The legislation was drafted by the previous labor minister, Hassan al-Boraei, after wide-ranging social dialogue consultations with various stakeholders, including trade unions and political groups. But its passage was blocked by parliament’s labor committee by representatives of the MB’s political wing, the Freedom and Justice Party (FJP) .

The FJP members of the committee instead sought to push through amendments to the existing trade union law, which dates from 1976. But the process was halted when the then-ruling Supreme Council for the Armed Forces (SCAF) dissolved the legislature, citing a court ruling that the electoral law under which it was elected was unconstitutional.

Abu Aita, who opposed the amendments in parliament prior to its dissolution, believes that “these very same amendments are what Khaled al-Azhari is now trying to get passed.” He said the minister was planning to incorporate them into a legislative decree that would be issued by President Mohamed Mursi, who has assumed law-making powers for himself in the absence of a parliament, pending fresh elections.

These provisions include, among other things, a ban on more than one trade union operating in a single workplace.

These plans were confirmed to Al-Akhbar by Nagi Rashad, a member of the temporary board of the Egyptian Trade Union Federation (ETUF), which was appointed pending fresh internal elections after the old board was dissolved post-revolution.“I have verified information from sources I trust that the final draft is currently being completed by the legal committee at the presidency,” Rashad said.

Rashad was a prominent figure in the Egyptian labor movement prior to the revolution, who secured a landmark administrative court ruling compelling the government to set a minimum wage, and was seen as close to leftist circles. He is now considered one of the very few members of the new ETUF board who is close to the labor minister.

The board has filed a lawsuit against Azhari’s decision to defer the union’s elections by six months, which it says oversteps his ministry’s legal powers which are confined to organizing the elections under judicial supervision.

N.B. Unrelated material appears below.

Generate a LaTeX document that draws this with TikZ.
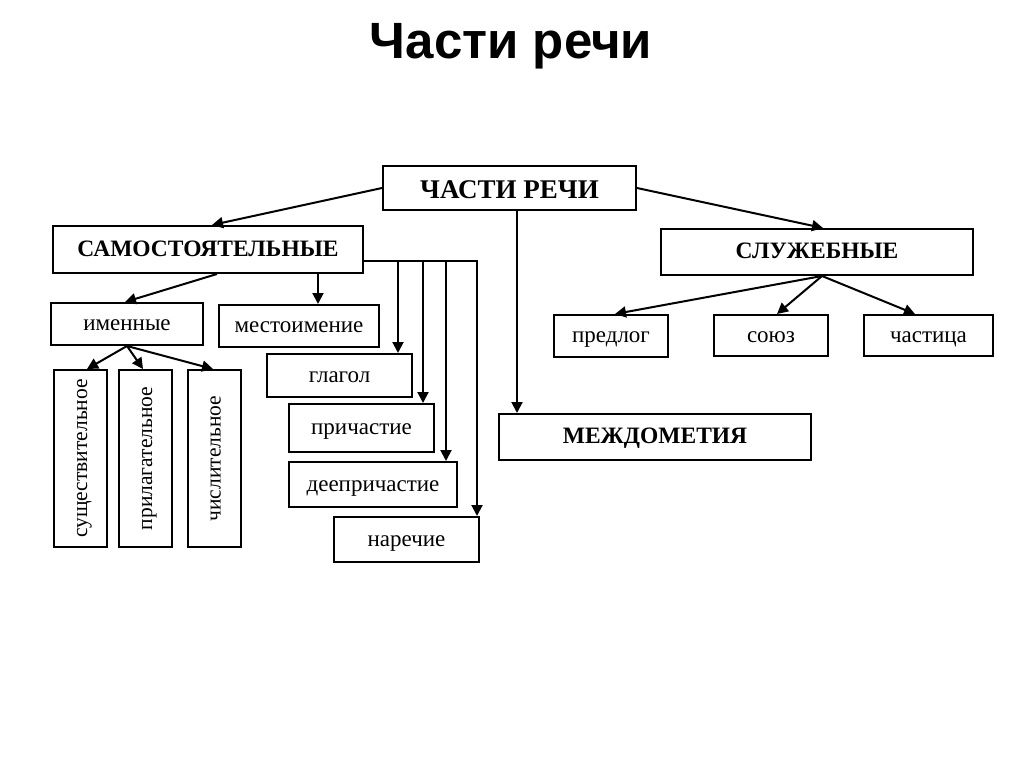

Rashad has been trying to reconcile the two sides, and said he was planning to arrange a meeting between them this week to resolve the escalating quarrel between the ETUF and the government – perhaps the first rift between them since the union was formed –which has reached unprecedented new heights. The minister was even expelled from his position on the ETUF board, which he had retained despite being appointed to the government of Prime Minister Hisham Qandil.

Rashad charged that opponents of the proposed amendments were acting out of self-interest, because the provisions on retirement due to disability or age would be likely to force a number of the current ETUF board members out of their jobs.

A different line was taken by Abdul Moneim al-Gamal, who was a member of the ETUF board before the revolution and retained his position on the new one. He said he was opposed to the amendments as a matter of principle, “in line with the international conventions that Egypt has signed, which prohibit government interference in the internal affairs of the unions.” 
 
The ETUF, and especially its veteran leaders like Gamal, are scarcely in a position to speak about international conventions. They have long been fierce opponents of the establishment of independent trade unions and of trade union plurality, which these conventions uphold but local laws prevented.

“Matters are not as they are being portrayed,” Gamal told Al-Akhbar. “ I am not opposed to trade union plurality in principle, but I am opposed to it getting out of hand, as that would risk fragmenting trade union work.”

The mutual hostility between the ETUF and EFITU reflects the political nature of their rivalry. The former has been closely aligned to the state throughout its history. The latter was inaugurated in Tahrir Square, cradle of the revolution, during its first few days, joining together dozens of independently formed trade unions.

Now the MB seems unwittingly to have brought that hostility to an end, as both sides join forces to oppose it.


*This article is an edited translation from the Arabic Edition.